Henry starts looking through his book, and realizes that there are three ways to create a power source. One option involves killing a willing soul, which Darryl suggests could be Cern. Henry immediately vetos this, and when the dads break from their dad huddle, Cern asks what they were talking about. On the spot, they come up with a nickname for him – Lizard Boy Scales McStuffins.
For powering up the van in a less deadly way, they have to hock loogies into a bucket, pour that into the car, and then compliment the van. Darryl pours in all that spit, and Darryl tries to compliment the Odyssey, but nothing happens. Henry gives it his best shot, but once again nothing happens. Ron steps up and this time gives a complaint, rather than a compliment. Of course, this does not work. Glenn realizes what the problem is, and compliments the van in Japanese. This immediately fills.
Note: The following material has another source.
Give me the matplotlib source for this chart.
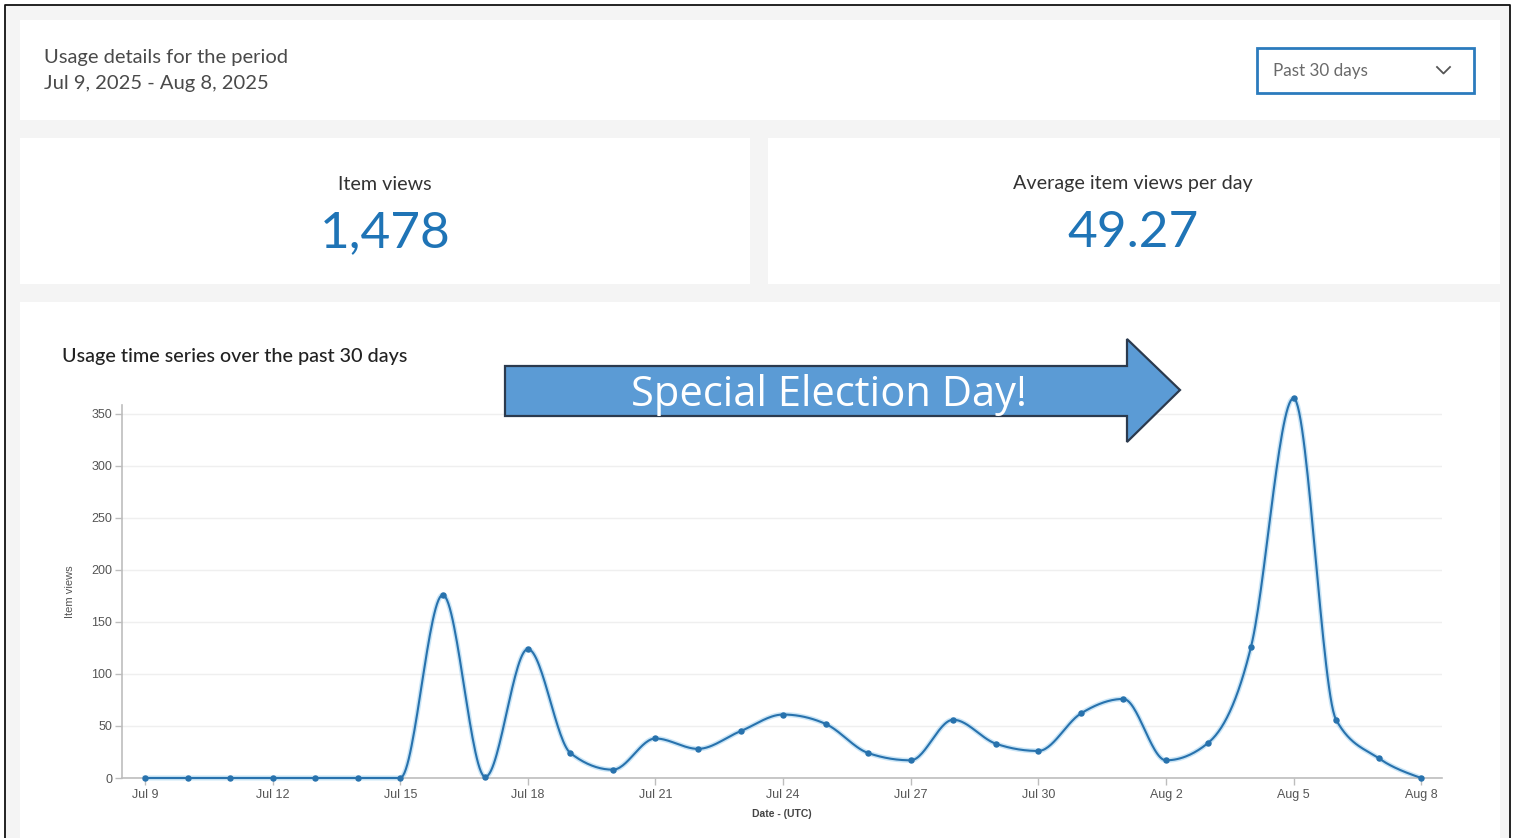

Before they leave, Henry goes back to The Library and asks if he might have anything for their purple robed man problem. Because this request is more complicated, The Library asks exclusively for personal secrets. Ron volunteers himself, saying that he pooped his pants. The dads manage to convince the Library that they didn’t know about the secrets. The Library retrieves a living book about dickish magic, by and for dicks. Darryl uses some ratchet straps to strap it down.
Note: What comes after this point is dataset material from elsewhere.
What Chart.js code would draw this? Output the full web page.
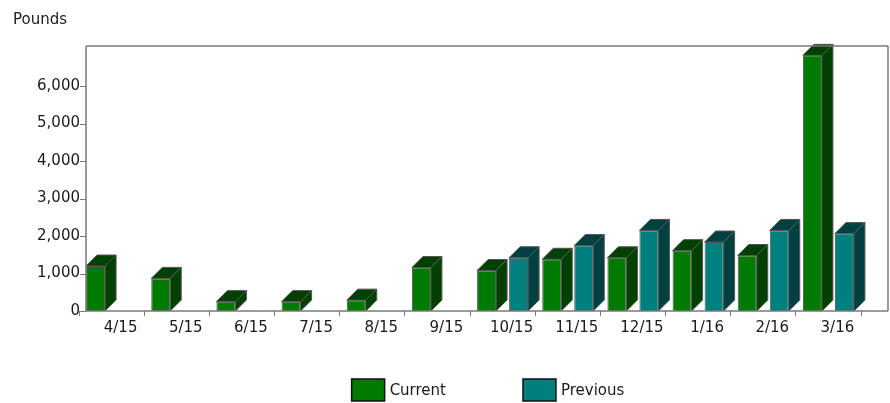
<!DOCTYPE html>
<html>
<head>
<meta charset="utf-8">
<script src="https://cdn.jsdelivr.net/npm/chart.js@4.4.1/dist/chart.umd.min.js"></script>
<style>
  html, body { margin: 0; padding: 0; background: #fff; }
  #wrap { width: 890px; height: 403px; position: relative; }
</style>
</head>
<body>
<div id="wrap"><canvas id="chart"></canvas></div>
<script>
// values
categories = ['4/15', '5/15', '6/15', '7/15', '8/15', '9/15', '10/15', '11/15', '12/15', '1/16', '2/16', '3/16']
currentPounds = [1200, 870, 250, 250, 290, 1160, 1080, 1380, 1420, 1610, 1480, 6820]
previousPounds = [null, null, null, null, null, null, 1420, 1745, 2150, 1840, 2150, 2065]
yTicks = [0, 1000, 2000, 3000, 4000, 5000, 6000]
seriesNames = ['Current', 'Previous']

DEPTH = 11       // 3d offset of the bars
WALL_SHIFT = 7   // frame sits a little right of the category axis
FRAME_EXTRA = 27

Chart.defaults.font.family = "'DejaVu Sans', sans-serif"
Chart.defaults.font.size = 15
Chart.defaults.color = '#1a1a1a'

// draws tops and sides of the bars, the frame, y tick dashes and the legend
var fakeDepth = {
	id: 'fakeDepth',
	afterDatasetsDraw: function(chart) {
		var ctx = chart.ctx
		chart.data.datasets.forEach(function(ds, i) {
			var meta = chart.getDatasetMeta(i)
			meta.data.forEach(function(bar, j) {
				if (ds.data[j] == null) return
				var l = bar.x - bar.width / 2, r = bar.x + bar.width / 2
				ctx.save()
				ctx.fillStyle = ds.sideColor
				ctx.strokeStyle = '#555'
				ctx.lineWidth = 1
				ctx.beginPath()
				ctx.moveTo(l, bar.y)
				ctx.lineTo(l + DEPTH, bar.y - DEPTH)
				ctx.lineTo(r + DEPTH, bar.y - DEPTH)
				ctx.lineTo(r, bar.y)
				ctx.closePath()
				ctx.fill(); ctx.stroke()
				ctx.beginPath()
				ctx.moveTo(r, bar.y)
				ctx.lineTo(r + DEPTH, bar.y - DEPTH)
				ctx.lineTo(r + DEPTH, bar.base - DEPTH)
				ctx.lineTo(r, bar.base)
				ctx.closePath()
				ctx.fill(); ctx.stroke()
				ctx.restore()
			})
		})
	},
	afterDraw: function(chart) {
		var ctx = chart.ctx
		var a = chart.chartArea
		var left = a.left + WALL_SHIFT, right = a.right + FRAME_EXTRA
		ctx.save()
		ctx.strokeStyle = '#7a7a7a'
		ctx.lineWidth = 1.5
		ctx.beginPath()
		ctx.moveTo(left, a.top); ctx.lineTo(right, a.top)
		ctx.moveTo(right, a.top); ctx.lineTo(right, a.bottom)
		ctx.moveTo(left, a.top); ctx.lineTo(left, a.bottom)
		ctx.moveTo(left, a.bottom); ctx.lineTo(right, a.bottom)
		ctx.stroke()
		ctx.lineWidth = 1
		ctx.beginPath()
		yTicks.forEach(function(v) {
			var y = Math.round(chart.scales.y.getPixelForValue(v)) + 0.5
			ctx.moveTo(left - 6, y); ctx.lineTo(left, y)
		})
		ctx.stroke()

		// legend
		var boxW = 33, boxH = 22, gap = 5, between = 77
		ctx.font = "15px 'DejaVu Sans', sans-serif"
		var widths = chart.data.datasets.map(function(ds) { return boxW + gap + ctx.measureText(ds.label).width })
		var total = widths.reduce(function(s, w) { return s + w }, 0) + between * (widths.length - 1)
		var x = (left + right) / 2 - total / 2 + 1
		var yTop = 379
		chart.data.datasets.forEach(function(ds, i) {
			ctx.fillStyle = ds.backgroundColor
			ctx.fillRect(x, yTop, boxW, boxH)
			ctx.strokeStyle = '#111'
			ctx.lineWidth = 1.5
			ctx.strokeRect(x, yTop, boxW, boxH)
			ctx.fillStyle = '#1a1a1a'
			ctx.textBaseline = 'middle'
			ctx.textAlign = 'left'
			ctx.fillText(ds.label, x + boxW + gap, yTop + boxH / 2 + 1)
			x += widths[i] + between
		})
		ctx.restore()
	}
}

var chrt = document.getElementById('chart').getContext('2d')
var chartId = new Chart(chrt, {
	type: 'bar',
	data: {
		labels: categories,
		datasets: [
			{ label: seriesNames[0], data: currentPounds, backgroundColor: '#007a00', sideColor: '#004000', borderColor: '#555', borderWidth: 1 },
			{ label: seriesNames[1], data: previousPounds, backgroundColor: '#007f7f', sideColor: '#004040', borderColor: '#555', borderWidth: 1 }
		]
	},
	options: {
		responsive: true,
		maintainAspectRatio: false,
		animation: false,
		layout: { padding: { left: 13, right: 29, top: 0, bottom: 0 } },
		datasets: { bar: { categoryPercentage: 0.982, barPercentage: 0.594 } },
		plugins: {
			legend: { display: false },
			tooltip: { enabled: false },
			title: {
				display: true, text: 'Pounds', align: 'start',
				font: { size: 15, weight: 'normal' }, color: '#1a1a1a',
				padding: { top: 11, bottom: 17 }
			}
		},
		scales: {
			x: {
				grid: { drawOnChartArea: false, offset: true, tickLength: 5, color: '#7a7a7a' },
				border: { display: false },
				ticks: { labelOffset: 9, padding: 3, maxRotation: 0, autoSkip: false },
				afterFit: function(scale) { scale.height = 92 }
			},
			y: {
				min: 0, max: 7070,
				grid: { display: false, drawTicks: false },
				border: { display: false },
				afterBuildTicks: function(scale) {
					scale.ticks = yTicks.map(function(v) { return { value: v } })
				},
				ticks: {
					padding: -1, autoSkip: false,
					callback: function(v) { return v.toLocaleString('en-US') }
				},
				afterFit: function(scale) { scale.width = 66 }
			}
		}
	},
	plugins: [fakeDepth]
})
</script>
</body>
</html>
They have two weeks to return the books, or be killed by The Library.
The dads hit the road toward Waterdeep, guided by Lizard Boy Scales McStuffins. The road takes them to a bridge where two men are standing to collect a toll. The toll is five silver. During their discussion about whether or not to pay the toll, Glenn receives a text from Nick that says “lol im watching u.”
Suddenly, the trees come alive as bandits begin to drop down. One lands in a Blade landing, right on the hood of the van. As his head looks up, Glenn sees his son looking back at him.